PinkMonkey® Quotations on . . .

Tom Sawyer

By Mark Twain

QUOTATION: Tom took his whipping and went back to his seat not at all broken-hearted, for he thought it was possible that he had unknowingly upset the ink on the spelling-book himself, in some skylarking bout—he had denied it for form’s sake and because it was custom, and had stuck to the denial from principle.
ATTRIBUTION: Mark Twain [Samuel Langhorne Clemens] (1835–1910), U.S. author. The Adventures of Tom Sawyer, ch. 20 (1876).

QUOTATION: Huck was always willing to take a hand in any enterprise that offered entertainment and required no capital, for he had a troublesome superabundance of that sort of time which is not money.
ATTRIBUTION: Mark Twain [Samuel Langhorne Clemens] (1835–1910), U.S. author. The Adventures of Tom Sawyer, ch. 25 (1876).

QUOTATION: The next moment he was “showing off” with all his might—cuffing boys, pulling hair, making faces—in a word, using every art that seemed likely to fascinate a girl and win her applause.
ATTRIBUTION: Mark Twain [Samuel Langhorne Clemens] (1835–1910), U.S. author. The Adventures of Tom Sawyer, ch. 4 (1876).
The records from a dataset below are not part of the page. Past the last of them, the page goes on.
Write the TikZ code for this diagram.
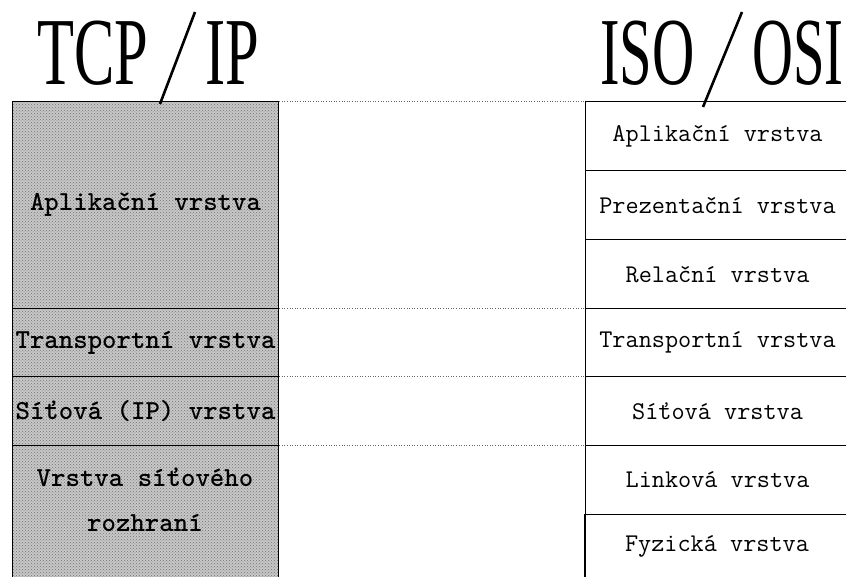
\documentclass[tikz,border=0pt]{standalone}
\usepackage{fontspec}
\newfontfamily\titlefont{Liberation Serif}
\usetikzlibrary{patterns}
\begin{document}
\begin{tikzpicture}[x=1pt,y=-1pt,
  title/.style={anchor=base west, inner sep=0pt, font=\titlefont\fontsize{96}{96}\selectfont},
  slashline/.style={line width=2.6pt},
  tcpcell/.style={draw=black, line width=1.1pt, anchor=north west, inner sep=0pt,
     minimum width=266, preaction={fill=black!22}, pattern=crosshatch dots, pattern color=black!55,
     font=\ttfamily\bfseries\fontsize{27.5}{45}\selectfont, align=center},
  osicell/.style={draw=black, line width=1.1pt, anchor=north west, inner sep=0pt,
     minimum width=264, font=\ttfamily\fontsize{25.5}{30}\selectfont},
  guide/.style={dotted, line width=0.6pt, black!60}]
\useasboundingbox (0,0) rectangle (846,577);
% titles
\node[title] (tcp) at (37,85) {\scalebox{0.63}[1]{TCP}};
\node[title] (ip) at (205,85) {\scalebox{0.63}[1]{IP}};
\node[title] (iso) at (600,85) {\scalebox{0.61}[1]{ISO}};
\node[title] (osi) at (752,85) {\scalebox{0.59}[1]{OSI}};
% TCP/IP stack
\node[tcpcell, minimum height=207] (l1) at (12,101) {Aplikační vrstva};
\node[tcpcell, minimum height=68] (l2) at (12,308) {Transportní vrstva};
\node[tcpcell, minimum height=69] (l3) at (12,376) {Síťová (IP) vrstva};
\node[tcpcell, minimum height=145] (l4) at (12,445) {};
\node[inner sep=0pt, font=\ttfamily\bfseries\fontsize{27.5}{45}\selectfont, align=center] (l4t) at (145,500) {Vrstva síťového\\rozhraní};
% ISO/OSI stack
\node[osicell, minimum height=69] (r1) at (585,101) {Aplikační vrstva};
\node[osicell, minimum height=69] (r2) at (585,170) {Prezentační vrstva};
\node[osicell, minimum height=69] (r3) at (585,239) {Relační vrstva};
\node[osicell, minimum height=68] (r4) at (585,308) {Transportní vrstva};
\node[osicell, minimum height=69] (r5) at (585,376) {Síťová vrstva};
\node[osicell, minimum height=69] (r6) at (585,445) {Linková vrstva};
\node[osicell, minimum height=64] (r7) at (585,514) {};
\node[inner sep=0pt, font=\ttfamily\fontsize{25.5}{30}\selectfont] (r7t) at (717,546) {Fyzická vrstva};
\draw[line width=1.1pt] (r7.north west) -- ++(0,80);
% slashes
\coordinate (s1a) at (195,12); \coordinate (s1b) at (160,104);
\coordinate (s2a) at (742,12); \coordinate (s2b) at (703,107);
\draw[slashline] (s1a) -- (s1b);
\draw[slashline] (s2a) -- (s2b);
% guides
\draw[guide] (l1.north east) -- (r1.north west);
\draw[guide] (l2.north east) -- (r4.north west);
\draw[guide] (l3.north east) -- (r5.north west);
\draw[guide] (l4.north east) -- (r6.north west);
\end{tikzpicture}
\end{document}
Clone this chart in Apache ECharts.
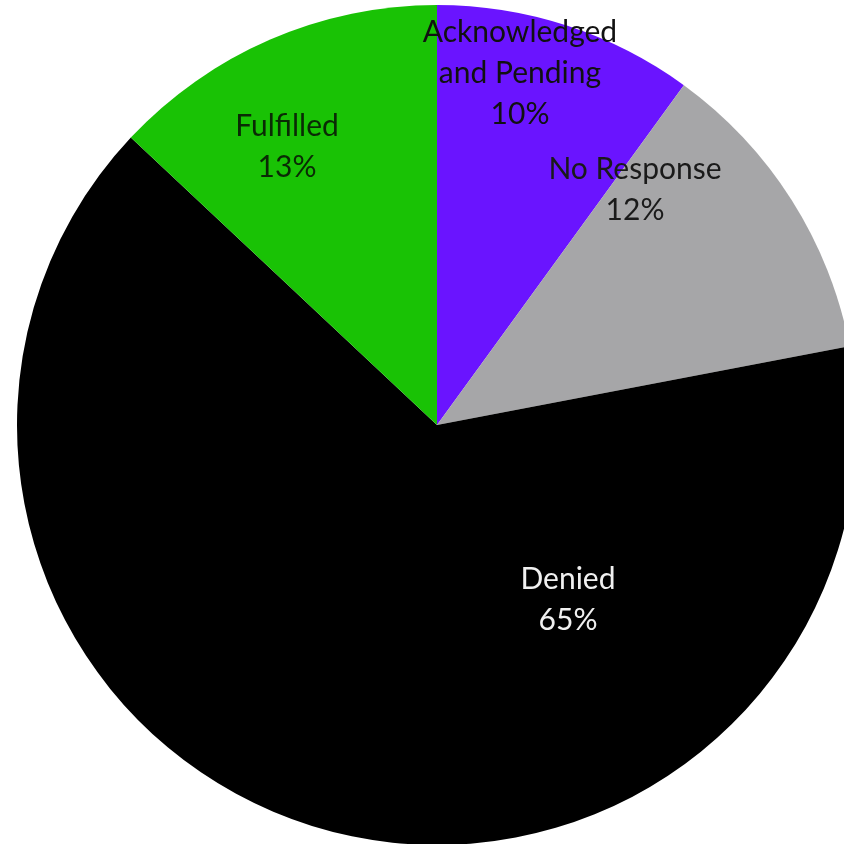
<!DOCTYPE html>
<html>
<head>
<meta charset="utf-8">
<script src="https://cdn.jsdelivr.net/npm/echarts@6/dist/echarts.min.js"></script>
<style>
  html, body { margin: 0; padding: 0; background: #ffffff; }
  #chart { width: 844px; height: 844px; }
</style>
</head>
<body>
<div id="chart"></div>
<script>
// Request outcomes, listed clockwise from 12 o'clock
const categories = ['Acknowledged and Pending', 'No Response', 'Denied', 'Fulfilled'];
const shares = [10, 12, 65, 13];
const sliceColors = ['#6a14ff', '#a6a6a8', '#000000', '#19c205'];
const labelColors = ['#111111', '#1a1a1a', '#f0f0f0', '#0a2a05'];

// Pie geometry (px)
const CX = 437, CY = 425, R = 420;
// Label anchor points, as offsets from the pie centre
const labelOffsets = [[83, -352], [198, -235], [131, 175], [-150, -278]];

const chart = echarts.init(document.getElementById('chart'), null, { renderer: 'canvas' });

const data = categories.map((name, i) => ({
  name: name,
  value: shares[i],
  itemStyle: { color: sliceColors[i] },
  label: { color: labelColors[i] }
}));

chart.setOption({
  animation: false,
  backgroundColor: '#ffffff',
  series: [{
    type: 'pie',
    center: [CX, CY],
    radius: [0, R],
    startAngle: 90,
    clockwise: true,
    avoidLabelOverlap: false,
    itemStyle: { borderWidth: 0 },
    label: {
      show: true,
      position: 'inside',
      fontFamily: 'Lato, "Open Sans", sans-serif',
      fontSize: 30,
      lineHeight: 41,
      align: 'center',
      formatter: p => p.name.replace(' and ', '\nand ') + '\n' + p.percent + '%'
    },
    labelLine: { show: false },
    labelLayout: p => ({
      x: CX + labelOffsets[p.dataIndex][0],
      y: CY + labelOffsets[p.dataIndex][1],
      align: 'center',
      verticalAlign: 'middle'
    }),
    emphasis: { disabled: true },
    data: data
  }]
});
</script>
</body>
</html>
QUOTATION: The boys dressed themselves, hid their accoutrements, and went off grieving that there were no outlaws any more, and wondering what modern civilization could claim to have done to compensate for their loss. They said they would rather be outlaws a year in Sherwood Forest than President of the United States forever.
ATTRIBUTION: Mark Twain [Samuel Langhorne Clemens] (1835–1910), U.S. author. The Adventures of Tom Sawyer, ch. 8 (1876).

QUOTATION: She was so overcome by the splendor of his achievement that she took him into the closet and selected a choice apple and delivered it to him, along with an improving lecture upon the added value and flavor a treat took to itself when it came without sin through virtuous effort. And while she closed with a Scriptural flourish, he “hooked” a doughnut.
ATTRIBUTION: Mark Twain [Samuel Langhorne Clemens] (1835–1910), U.S. author. The Adventures of Tom Sawyer, ch. 3 (1876).

QUOTATION: This nightmare occupied some ten pages of manuscript and wound off with a sermon so destructive of all hope to non-Presbyterians that it took the first prize. This composition was considered to be the very finest effort of the evening.... It may be remarked, in passing, that the number of compositions in which the word “beauteous” was over-fondled, and human experience referred to as “life’s page,” was up to the usual average.
ATTRIBUTION: Mark Twain [Samuel Langhorne Clemens] (1835–1910), U.S. author. The Adventures of Tom Sawyer, ch. 21 (1876).

QUOTATION: He had discovered a great law of human action, without knowing it—namely, that in order to make a man or a boy covet a thing, it is only necessary to make the thing difficult to attain. If he had been a great and wise philosopher, like the writer of this book, he would now have comprehended that Work consists of whatever a body is obliged to do and that Play consists of whatever a body is not obliged to do.
ATTRIBUTION: Mark Twain [Samuel Langhorne Clemens] (1835–1910), U.S. author. The Adventures of Tom Sawyer, ch. 2 (1876).

QUOTATION: As the two boys walked sorrowing along, they made a new compact to stand by each other and be brothers and never separate till death relieved them of their troubles. Then they began to lay their plans. Joe was for being a hermit, and living on crusts in a remote cave, and dying, some time, of cold, and want, and grief; but after listening to Tom, he conceded that there were some conspicuous advantages about a life of crime, and so he consented to be a pirate.
ATTRIBUTION: Mark Twain [Samuel Langhorne Clemens] (1835–1910), U.S. author. The Adventures of Tom Sawyer, ch. 13 (1876).